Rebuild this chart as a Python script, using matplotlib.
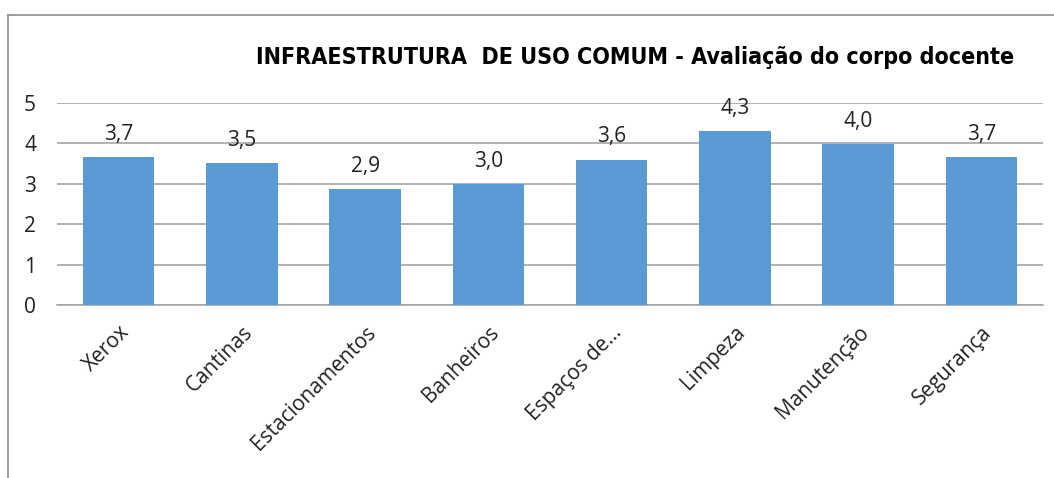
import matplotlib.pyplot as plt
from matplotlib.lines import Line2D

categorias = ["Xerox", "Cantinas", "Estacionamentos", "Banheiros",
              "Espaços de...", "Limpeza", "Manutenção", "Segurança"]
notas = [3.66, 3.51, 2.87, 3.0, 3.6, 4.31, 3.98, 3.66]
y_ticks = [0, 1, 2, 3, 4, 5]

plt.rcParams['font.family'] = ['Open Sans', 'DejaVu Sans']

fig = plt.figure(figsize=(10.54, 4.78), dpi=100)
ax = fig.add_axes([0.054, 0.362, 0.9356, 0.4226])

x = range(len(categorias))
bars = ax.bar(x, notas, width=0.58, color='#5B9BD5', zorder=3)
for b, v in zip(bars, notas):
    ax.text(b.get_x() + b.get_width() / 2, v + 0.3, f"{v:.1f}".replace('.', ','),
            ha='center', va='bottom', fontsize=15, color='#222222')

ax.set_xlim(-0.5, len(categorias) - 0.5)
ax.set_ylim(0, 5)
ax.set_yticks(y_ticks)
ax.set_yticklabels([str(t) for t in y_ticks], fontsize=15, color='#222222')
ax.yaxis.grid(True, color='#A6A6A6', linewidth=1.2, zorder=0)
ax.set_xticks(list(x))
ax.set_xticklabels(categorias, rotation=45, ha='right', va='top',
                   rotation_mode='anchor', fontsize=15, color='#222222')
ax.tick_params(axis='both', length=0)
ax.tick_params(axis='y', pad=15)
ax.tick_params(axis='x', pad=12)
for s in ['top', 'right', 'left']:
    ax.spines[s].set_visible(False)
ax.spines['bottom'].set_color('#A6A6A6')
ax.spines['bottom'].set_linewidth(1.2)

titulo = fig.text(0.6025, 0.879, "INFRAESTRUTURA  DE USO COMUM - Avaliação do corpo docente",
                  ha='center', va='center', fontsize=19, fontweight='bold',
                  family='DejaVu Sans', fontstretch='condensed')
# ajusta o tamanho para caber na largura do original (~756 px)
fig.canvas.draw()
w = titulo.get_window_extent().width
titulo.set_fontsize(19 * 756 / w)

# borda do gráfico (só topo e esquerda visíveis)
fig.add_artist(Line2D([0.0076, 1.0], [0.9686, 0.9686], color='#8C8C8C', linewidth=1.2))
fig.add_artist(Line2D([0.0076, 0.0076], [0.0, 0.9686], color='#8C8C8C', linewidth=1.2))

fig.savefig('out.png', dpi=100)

┄┄┄┄┄┄

=== YOUR OBJECTIVE ===
Retype everything in the material word for word, minus pictures.

=== CORRECT RESULT ===
Rebuild this chart as a Python script, using matplotlib.
import matplotlib.pyplot as plt
from matplotlib.lines import Line2D

categorias = ["Xerox", "Cantinas", "Estacionamentos", "Banheiros",
              "Espaços de...", "Limpeza", "Manutenção", "Segurança"]
notas = [3.66, 3.51, 2.87, 3.0, 3.6, 4.31, 3.98, 3.66]
y_ticks = [0, 1, 2, 3, 4, 5]

plt.rcParams['font.family'] = ['Open Sans', 'DejaVu Sans']

fig = plt.figure(figsize=(10.54, 4.78), dpi=100)
ax = fig.add_axes([0.054, 0.362, 0.9356, 0.4226])

x = range(len(categorias))
bars = ax.bar(x, notas, width=0.58, color='#5B9BD5', zorder=3)
for b, v in zip(bars, notas):
    ax.text(b.get_x() + b.get_width() / 2, v + 0.3, f"{v:.1f}".replace('.', ','),
            ha='center', va='bottom', fontsize=15, color='#222222')

ax.set_xlim(-0.5, len(categorias) - 0.5)
ax.set_ylim(0, 5)
ax.set_yticks(y_ticks)
ax.set_yticklabels([str(t) for t in y_ticks], fontsize=15, color='#222222')
ax.yaxis.grid(True, color='#A6A6A6', linewidth=1.2, zorder=0)
ax.set_xticks(list(x))
ax.set_xticklabels(categorias, rotation=45, ha='right', va='top',
                   rotation_mode='anchor', fontsize=15, color='#222222')
ax.tick_params(axis='both', length=0)
ax.tick_params(axis='y', pad=15)
ax.tick_params(axis='x', pad=12)
for s in ['top', 'right', 'left']:
    ax.spines[s].set_visible(False)
ax.spines['bottom'].set_color('#A6A6A6')
ax.spines['bottom'].set_linewidth(1.2)

titulo = fig.text(0.6025, 0.879, "INFRAESTRUTURA  DE USO COMUM - Avaliação do corpo docente",
                  ha='center', va='center', fontsize=19, fontweight='bold',
                  family='DejaVu Sans', fontstretch='condensed')
# ajusta o tamanho para caber na largura do original (~756 px)
fig.canvas.draw()
w = titulo.get_window_extent().width
titulo.set_fontsize(19 * 756 / w)

# borda do gráfico (só topo e esquerda visíveis)
fig.add_artist(Line2D([0.0076, 1.0], [0.9686, 0.9686], color='#8C8C8C', linewidth=1.2))
fig.add_artist(Line2D([0.0076, 0.0076], [0.0, 0.9686], color='#8C8C8C', linewidth=1.2))

fig.savefig('out.png', dpi=100)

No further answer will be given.